Bond era tierno, cariñoso, dulce, comilón y le crecía el pelo en seguida, hasta taparle los ojos. Me escuchaba atento, cuando yo le hablaba, y me sacaba a pasear una vez por la mañana y otra por la tarde. Si me retrasaba, venía cejijunto a buscarme, moviendo nervioso el muñón de rabo. Ibamos, pasito a paso de ambos viejos. Hablando de mis cosas, que él, las suyas, se las guardaba prudente. Hacía tiempo que no íbamos hasta la playa, demasiado lejos para ambos, ni al campo de la romería, donde solía disfrutar corriendo y saltando, cuando más joven, entre la hierba. De vez en cuando, se acercaba, comprobaba que no me había ido y me daba las gracias por estar allí, que hiciera sol y que le dejase correr en busca de sus fantasías.

Ultimamente nos dormíamos en sendas butacas, cuando el programa de la televisión, como suelen algunos, resultaba especialmente aburrido, banal o impúdico. A uno y otro nos importaban muy poco las vicisitudes vitales de esa pandilla que suele repetirse en periódicos amores y desamores, follaje a mansalva y captura de numerario.

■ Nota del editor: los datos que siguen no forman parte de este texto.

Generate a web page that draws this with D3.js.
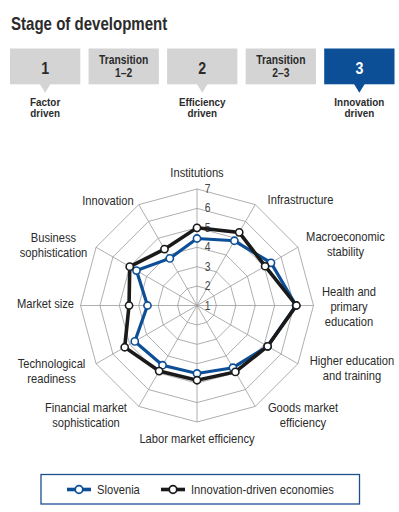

De vez en cuando, saltaba por encima de los reposabrazos y me ponía la zarpa en el hombro. No te preocupes, me decía en silencio, sigo aquí aunque te duermas. Y yo, si el temblaba o gruñía en sueños, le ponía la mano encima para que no se preocupase y comprendiera que aquello no era más que una pesadilla, la mentira de un sueño, o tal vez su verdad. ¿Se enterarán los perros también, del otro lado del espejo, de la razón última e las cosas?

Salí esta mañana. Hice nuestro recorrido. No es igual, claro, pero fue una especie de homenaje, una disculpa por no haberme despedido, haberle dejado ir sin que se me ocurriera esa ultima palabra que nunca cabe con un amigo a que siempre hay algo más que decir, por más que todavía no se sepa qué es.